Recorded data

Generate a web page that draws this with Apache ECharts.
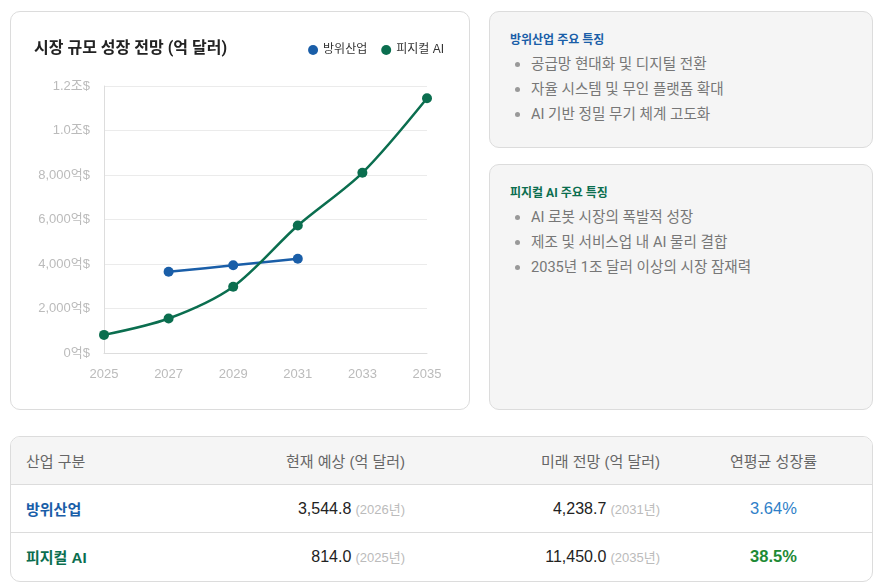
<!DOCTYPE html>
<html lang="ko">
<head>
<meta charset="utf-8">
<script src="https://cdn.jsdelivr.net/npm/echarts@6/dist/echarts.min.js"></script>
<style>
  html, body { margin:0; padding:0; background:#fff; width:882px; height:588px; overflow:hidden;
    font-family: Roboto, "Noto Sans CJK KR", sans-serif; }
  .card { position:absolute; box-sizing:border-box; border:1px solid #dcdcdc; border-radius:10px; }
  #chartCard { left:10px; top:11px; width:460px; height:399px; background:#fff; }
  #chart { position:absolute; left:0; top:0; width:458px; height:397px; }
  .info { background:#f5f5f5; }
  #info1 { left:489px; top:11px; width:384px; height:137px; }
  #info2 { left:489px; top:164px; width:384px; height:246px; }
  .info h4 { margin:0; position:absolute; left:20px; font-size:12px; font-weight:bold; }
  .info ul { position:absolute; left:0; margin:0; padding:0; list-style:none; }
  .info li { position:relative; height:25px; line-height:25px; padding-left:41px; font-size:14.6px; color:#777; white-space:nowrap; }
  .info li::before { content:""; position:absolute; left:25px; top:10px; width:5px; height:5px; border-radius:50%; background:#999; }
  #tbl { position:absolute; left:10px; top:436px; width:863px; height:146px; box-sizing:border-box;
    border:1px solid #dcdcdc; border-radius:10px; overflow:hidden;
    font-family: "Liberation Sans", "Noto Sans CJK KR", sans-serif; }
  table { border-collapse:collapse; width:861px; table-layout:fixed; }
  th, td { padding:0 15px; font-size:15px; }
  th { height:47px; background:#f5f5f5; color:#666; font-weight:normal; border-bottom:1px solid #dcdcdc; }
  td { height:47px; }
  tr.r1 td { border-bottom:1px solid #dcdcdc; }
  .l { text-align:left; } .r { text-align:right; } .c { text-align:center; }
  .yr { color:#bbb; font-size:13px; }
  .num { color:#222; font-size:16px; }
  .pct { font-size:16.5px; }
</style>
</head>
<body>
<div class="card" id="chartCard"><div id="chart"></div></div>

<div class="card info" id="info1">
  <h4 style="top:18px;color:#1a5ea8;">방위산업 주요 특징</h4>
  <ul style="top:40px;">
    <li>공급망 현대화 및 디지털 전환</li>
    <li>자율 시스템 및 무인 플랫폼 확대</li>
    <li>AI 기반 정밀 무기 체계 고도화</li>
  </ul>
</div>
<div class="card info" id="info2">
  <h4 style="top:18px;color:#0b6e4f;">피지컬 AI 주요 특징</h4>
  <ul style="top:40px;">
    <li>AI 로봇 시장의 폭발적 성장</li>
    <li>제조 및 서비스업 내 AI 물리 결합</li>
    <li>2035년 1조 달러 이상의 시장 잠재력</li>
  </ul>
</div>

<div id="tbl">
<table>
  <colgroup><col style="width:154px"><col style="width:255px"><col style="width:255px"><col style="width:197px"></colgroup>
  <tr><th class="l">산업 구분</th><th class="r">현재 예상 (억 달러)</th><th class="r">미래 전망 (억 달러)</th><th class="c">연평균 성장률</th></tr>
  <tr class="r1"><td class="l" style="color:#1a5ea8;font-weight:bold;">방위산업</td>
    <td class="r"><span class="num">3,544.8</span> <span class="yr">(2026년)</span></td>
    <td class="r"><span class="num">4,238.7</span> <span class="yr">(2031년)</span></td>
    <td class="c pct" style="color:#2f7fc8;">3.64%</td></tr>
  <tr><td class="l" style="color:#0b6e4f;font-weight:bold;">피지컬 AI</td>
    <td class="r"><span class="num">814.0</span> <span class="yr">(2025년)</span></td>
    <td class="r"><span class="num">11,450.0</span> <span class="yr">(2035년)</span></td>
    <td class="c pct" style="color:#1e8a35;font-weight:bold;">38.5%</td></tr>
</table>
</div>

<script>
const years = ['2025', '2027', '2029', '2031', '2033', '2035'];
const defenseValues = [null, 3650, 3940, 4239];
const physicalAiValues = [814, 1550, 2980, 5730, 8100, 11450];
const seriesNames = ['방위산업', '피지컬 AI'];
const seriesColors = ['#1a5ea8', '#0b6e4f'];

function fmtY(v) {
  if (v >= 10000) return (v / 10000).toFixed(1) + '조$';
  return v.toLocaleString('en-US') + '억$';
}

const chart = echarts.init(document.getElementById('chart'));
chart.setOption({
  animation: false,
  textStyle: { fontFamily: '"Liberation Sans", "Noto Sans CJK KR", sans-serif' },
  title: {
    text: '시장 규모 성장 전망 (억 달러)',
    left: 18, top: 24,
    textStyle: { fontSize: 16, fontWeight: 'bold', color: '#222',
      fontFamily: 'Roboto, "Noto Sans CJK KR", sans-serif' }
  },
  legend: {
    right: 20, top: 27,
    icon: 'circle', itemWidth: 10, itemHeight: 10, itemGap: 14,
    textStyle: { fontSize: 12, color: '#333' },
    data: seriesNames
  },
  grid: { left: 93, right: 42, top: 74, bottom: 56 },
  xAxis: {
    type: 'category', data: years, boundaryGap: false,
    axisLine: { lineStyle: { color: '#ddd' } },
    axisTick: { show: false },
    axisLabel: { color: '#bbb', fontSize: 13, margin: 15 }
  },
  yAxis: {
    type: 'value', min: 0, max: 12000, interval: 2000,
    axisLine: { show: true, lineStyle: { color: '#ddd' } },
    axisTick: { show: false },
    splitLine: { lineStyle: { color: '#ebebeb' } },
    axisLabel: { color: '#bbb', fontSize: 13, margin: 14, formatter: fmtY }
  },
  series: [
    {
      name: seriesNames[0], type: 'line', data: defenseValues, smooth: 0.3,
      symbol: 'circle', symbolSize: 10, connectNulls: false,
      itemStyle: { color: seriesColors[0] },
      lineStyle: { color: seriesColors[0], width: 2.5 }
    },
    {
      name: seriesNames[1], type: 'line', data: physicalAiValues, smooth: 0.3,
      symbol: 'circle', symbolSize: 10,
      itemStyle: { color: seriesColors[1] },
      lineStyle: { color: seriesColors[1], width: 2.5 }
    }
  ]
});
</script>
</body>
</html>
...
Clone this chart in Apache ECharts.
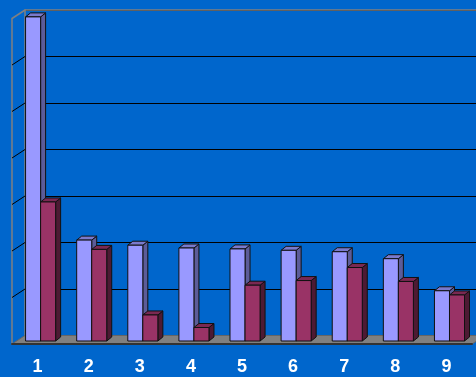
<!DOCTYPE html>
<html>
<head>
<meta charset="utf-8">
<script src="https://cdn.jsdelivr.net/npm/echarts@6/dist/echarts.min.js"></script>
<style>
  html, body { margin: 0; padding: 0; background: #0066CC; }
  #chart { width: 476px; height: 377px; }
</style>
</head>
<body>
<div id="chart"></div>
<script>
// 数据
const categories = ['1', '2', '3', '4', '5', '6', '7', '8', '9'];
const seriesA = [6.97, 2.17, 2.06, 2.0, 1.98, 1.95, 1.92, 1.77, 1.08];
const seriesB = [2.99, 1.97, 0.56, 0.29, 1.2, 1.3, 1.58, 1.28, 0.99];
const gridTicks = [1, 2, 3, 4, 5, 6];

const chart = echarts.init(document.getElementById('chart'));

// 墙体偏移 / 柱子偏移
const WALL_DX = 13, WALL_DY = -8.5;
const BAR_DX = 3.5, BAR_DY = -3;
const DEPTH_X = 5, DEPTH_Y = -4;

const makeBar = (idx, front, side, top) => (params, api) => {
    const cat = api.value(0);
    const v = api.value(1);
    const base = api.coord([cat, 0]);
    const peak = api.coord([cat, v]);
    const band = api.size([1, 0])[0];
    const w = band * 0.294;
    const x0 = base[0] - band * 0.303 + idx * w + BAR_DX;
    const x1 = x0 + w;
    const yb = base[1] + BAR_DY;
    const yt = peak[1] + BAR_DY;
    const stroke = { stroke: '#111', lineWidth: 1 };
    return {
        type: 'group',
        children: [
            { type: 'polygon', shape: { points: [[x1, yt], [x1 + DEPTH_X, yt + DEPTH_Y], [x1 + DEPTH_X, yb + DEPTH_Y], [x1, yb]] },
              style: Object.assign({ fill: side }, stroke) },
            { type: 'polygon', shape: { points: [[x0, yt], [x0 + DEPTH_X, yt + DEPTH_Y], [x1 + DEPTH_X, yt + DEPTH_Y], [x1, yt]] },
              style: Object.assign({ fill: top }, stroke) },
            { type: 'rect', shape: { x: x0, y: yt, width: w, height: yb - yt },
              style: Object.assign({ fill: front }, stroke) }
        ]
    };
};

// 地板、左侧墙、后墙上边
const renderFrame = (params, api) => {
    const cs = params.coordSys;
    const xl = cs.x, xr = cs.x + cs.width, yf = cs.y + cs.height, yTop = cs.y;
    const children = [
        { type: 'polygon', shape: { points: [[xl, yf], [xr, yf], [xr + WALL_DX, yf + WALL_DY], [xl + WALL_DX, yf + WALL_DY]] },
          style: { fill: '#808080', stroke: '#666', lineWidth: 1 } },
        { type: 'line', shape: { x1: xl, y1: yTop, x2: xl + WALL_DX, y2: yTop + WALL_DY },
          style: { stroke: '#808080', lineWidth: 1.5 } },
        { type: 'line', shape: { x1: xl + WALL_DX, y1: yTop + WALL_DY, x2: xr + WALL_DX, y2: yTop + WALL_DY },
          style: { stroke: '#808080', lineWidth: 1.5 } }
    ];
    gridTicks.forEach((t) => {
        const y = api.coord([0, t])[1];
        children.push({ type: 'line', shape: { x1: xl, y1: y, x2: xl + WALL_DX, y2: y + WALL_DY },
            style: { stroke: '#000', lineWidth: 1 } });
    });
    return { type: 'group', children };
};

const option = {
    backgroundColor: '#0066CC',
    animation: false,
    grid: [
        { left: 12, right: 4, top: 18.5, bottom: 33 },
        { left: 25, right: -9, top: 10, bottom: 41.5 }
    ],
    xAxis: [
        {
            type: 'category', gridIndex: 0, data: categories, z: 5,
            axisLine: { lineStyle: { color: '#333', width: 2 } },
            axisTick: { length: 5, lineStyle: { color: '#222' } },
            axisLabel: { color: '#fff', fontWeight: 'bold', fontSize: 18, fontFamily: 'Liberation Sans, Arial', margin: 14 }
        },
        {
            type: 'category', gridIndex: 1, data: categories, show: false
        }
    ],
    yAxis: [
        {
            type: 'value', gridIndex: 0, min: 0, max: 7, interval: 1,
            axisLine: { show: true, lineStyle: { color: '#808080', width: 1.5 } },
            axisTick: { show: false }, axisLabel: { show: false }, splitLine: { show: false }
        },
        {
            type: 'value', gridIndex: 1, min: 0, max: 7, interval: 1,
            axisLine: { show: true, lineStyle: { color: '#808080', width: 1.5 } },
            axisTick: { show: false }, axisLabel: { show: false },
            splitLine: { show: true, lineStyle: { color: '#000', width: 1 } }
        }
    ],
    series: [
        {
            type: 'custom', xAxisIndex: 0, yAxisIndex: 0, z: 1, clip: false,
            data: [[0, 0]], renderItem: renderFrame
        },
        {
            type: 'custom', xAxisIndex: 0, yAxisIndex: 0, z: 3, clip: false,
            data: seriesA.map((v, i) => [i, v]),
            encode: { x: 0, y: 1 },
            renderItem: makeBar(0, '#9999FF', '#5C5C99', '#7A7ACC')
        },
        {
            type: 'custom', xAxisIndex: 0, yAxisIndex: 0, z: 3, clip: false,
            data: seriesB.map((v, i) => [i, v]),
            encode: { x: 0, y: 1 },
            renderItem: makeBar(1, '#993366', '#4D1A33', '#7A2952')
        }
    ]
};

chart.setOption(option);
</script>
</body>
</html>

_WRITTEN INSTRUCTION_
Extract every line above containing the word "Apache".

_EXPECTED OUTPUT_
Generate a web page that draws this with Apache ECharts.
Clone this chart in Apache ECharts.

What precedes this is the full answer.